Why Rural Philanthropy Should Ensure Access to Quality Back Office Services

Does every nonprofit need a separate, fully functioning back office capable of handling all of the accounting, HR, and regulatory requirements that are now a part of day-to-day nonprofit survival? Perhaps not. If your nonprofit is new, small, or has proven itself to be less than agile or consistent in such matters, one choice may be outsourcing some of this work to a trusted administrative partner. The question is, do such partners exist in your area? Do their services meet your needs? Are they affordable? Will they teach you capacity while serving your needs?

At the University of New Mexico’s Anderson School, “We realized there were a lot of nonprofits that were not meeting the requirement to function in this state,” said Leslie Oakes, chair of the Accounting Department. “There were huge grants…from Kellogg going to nonprofits in some rural regions and there was no one there that could really help them. So they couldn’t get that grant renewed because they didn’t have the accounting to show that they had monitored the grant correctly.”

Janice Moen is one of Oakes’ former students, and when she graduated, Moen and Patrick Wilkins, chief financial officer of the United Way of Central New Mexico, began teaching financial training classes for nonprofit staff. They soon found that in many cases, education only addressed part of the problem: “They walk into the training. They are all excited. They’ve got their coffee. They’ve got their muffins. They sit down. They are all happy. […]  And then we start telling them, here’s the things you need to do fiscally. Here’s your responsibility,” said Moen.

Wilkins added, “All of them were committed to understanding, and then after about 15 minutes, they realized, ‘Oh gosh, I’m the executive director and I’m responsible for fundraising and for doing the program and I also keep the checkbook.’ We are talking about all these regulations and how to file a 990 and proper bookkeeping and restrictions, and all the things that are unique to nonprofits. […] The color would go out of their faces. None of them were accountants and they thought they could come take this class and get some tips and tricks. Then they realized they didn’t know what they didn’t know.” So, in 2011, Moen founded NonProfit Back Office Resources, which for a modest fee helps nonprofits set up financial systems and sometimes even actually runs them, complete with checks and balances.

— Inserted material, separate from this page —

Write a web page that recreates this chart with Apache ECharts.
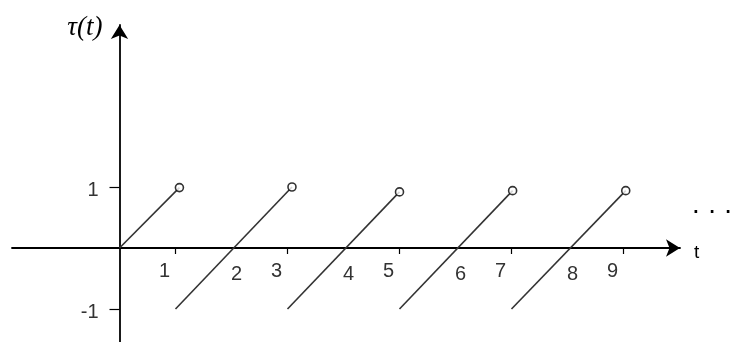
<!DOCTYPE html>
<html><head><meta charset="utf-8">
<script src="https://cdn.jsdelivr.net/npm/echarts@6/dist/echarts.min.js"></script>
<style>html,body{margin:0;padding:0;background:#fff}#c{width:740px;height:342px}</style>
</head><body><div id="c"></div>
<script>
const xLabelValues = [1, 2, 3, 4, 5, 6, 7, 8, 9];
const xTickValues = [1, 3, 5, 7, 9];
const yTickValues = [1, -1];
const segStartX = [0, 1, 3, 5, 7];
const segStartY = [0, -1, -1, -1, -1];
const segEndX = [1.07, 3.08, 5.0, 7.02, 9.04];
const segEndY = [0.99, 1.0, 0.92, 0.94, 0.94];

// layout (pixels)
const gridLeft = 12, gridTop = 25, gridW = 668, gridH = 317;
const originX = 119.5, originY = 248, unitX = 56, unitY = 61;

const chart = echarts.init(document.getElementById('c'));
const lineSeries = segStartX.map((sx, i) => ({
  type: 'line', data: [[sx, segStartY[i]], [segEndX[i], segEndY[i]]],
  showSymbol: false, silent: true, z: 3,
  lineStyle: { color: '#333', width: 1.6 }
}));
const circleSeries = {
  type: 'scatter', data: segEndX.map((x, i) => [x, segEndY[i]]),
  symbol: 'circle', symbolSize: 8, z: 5,
  itemStyle: { color: '#fff', borderColor: '#000', borderWidth: 1.6 }
};
const labelFont = { fontFamily: 'Liberation Sans', fontSize: 20, color: '#333' };
chart.setOption({
  animation: false,
  grid: { left: gridLeft, width: gridW, top: gridTop, height: gridH, containLabel: false, outerBoundsMode: 'none' },
  xAxis: {
    type: 'value',
    min: -(originX - gridLeft) / unitX,
    max: (gridLeft + gridW - originX) / unitX,
    position: 'bottom', offset: -(gridTop + gridH - originY),
    splitLine: { show: false },
    axisLine: { onZero: false, lineStyle: { color: '#000', width: 1.8 }, symbol: ['none', 'arrow'], symbolSize: [13, 14] },
    axisTick: { show: true, customValues: xTickValues, length: 6, lineStyle: { color: '#000', width: 1.2 } },
    axisLabel: Object.assign({
      customValues: xLabelValues, margin: 13,
      formatter: v => (v % 2 === 1 ? '{o|' + v + '}' : '{e|' + v + '}'),
      rich: { o: Object.assign({ padding: [0, 22, 0, 0] }, labelFont), e: Object.assign({ padding: [3, 0, 0, 10] }, labelFont) }
    }, labelFont),
    name: '{n|t}', nameLocation: 'end', nameGap: 14,
    nameTextStyle: { verticalAlign: 'middle', rich: { n: { fontFamily: 'Liberation Sans', fontSize: 19, color: '#000', padding: [10, 0, 0, 0] } } }
  },
  yAxis: {
    type: 'value',
    min: -(gridTop + gridH - originY) / unitY,
    max: (originY - gridTop) / unitY,
    position: 'left', offset: -(originX - gridLeft),
    splitLine: { show: false },
    axisLine: { onZero: false, lineStyle: { color: '#000', width: 1.8 }, symbol: ['none', 'arrow'], symbolSize: [13, 14] },
    axisTick: { show: true, customValues: yTickValues, length: 10, lineStyle: { color: '#000', width: 1.2 } },
    axisLabel: Object.assign({
      customValues: yTickValues, margin: 21,
      formatter: v => '{a|' + v + '}',
      rich: { a: Object.assign({ padding: [7, 0, 0, 0] }, labelFont) }
    }, labelFont),
    name: 'τ(t)', nameLocation: 'end', nameGap: -3,
    nameTextStyle: { fontFamily: 'Liberation Serif', fontStyle: 'italic', fontSize: 27, color: '#000', align: 'right', verticalAlign: 'middle', padding: [0, 17, 0, 0] }
  },
  graphic: [{ type: 'text', x: 693, y: 209, style: { text: '.  .  .', fontFamily: 'DejaVu Sans', fontWeight: 'bold', fontSize: 15, fill: '#000', verticalAlign: 'middle' } }],
  series: [...lineSeries, circleSeries]
});
</script></body></html>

Association with the university reduces the organization’s cost through access to interns. Oakes says such students are not in short supply:

I taught a writing class last spring and I asked them, “What does it mean to be a professional in your community?” We have students that come from the reservation, from little towns up north and they were talking about how being a professional means giving something back to your community. To be an honored person, who behaves respectfully and gives something back. I don’t think you would hear that from the usual accounting group in Milwaukee or Chicago or Dallas.

NPQ has long advocated for more back office support to nonprofits, and even to groups that are not themselves incorporated but need a nonprofit fiscal sponsor. However, making use of such a model does require a few things both from the nonprofit making use of it and the organization providing the service:

  • The nonprofit needs to do due diligence to ensure the entity with which they are considering contracting has a stellar reputation for dependability, accuracy, responsiveness, and ethics. There are many cautionary tales of things going awry both in fiscal sponsorships and back-office relationships. One of the more recent was in the death of FEGS, which outsourced its financial work—ironically to a social enterprise owned by FEGS—only to so lose sight of its financial position that it made the choice to close the agency, which had a $250 million budget.
  • Having someone else do your books and accounting does not relieve a nonprofit organization of the responsibility to take financial leadership. When it works, the relationship is more like a respectful partnership that strives always to develop systems that are ever more informative to the board and the exec at the nonprofit. This requires a kind of on-the-job training mode of interaction rather than a vendor/contracting-agency relationship.
  • The best of those doing this back office work are grounded in an understanding of the realities of the variables in a particular field. They have enough knowledge to be able to point out to an organization when a practice needs changing and enough skill to help them to make that change.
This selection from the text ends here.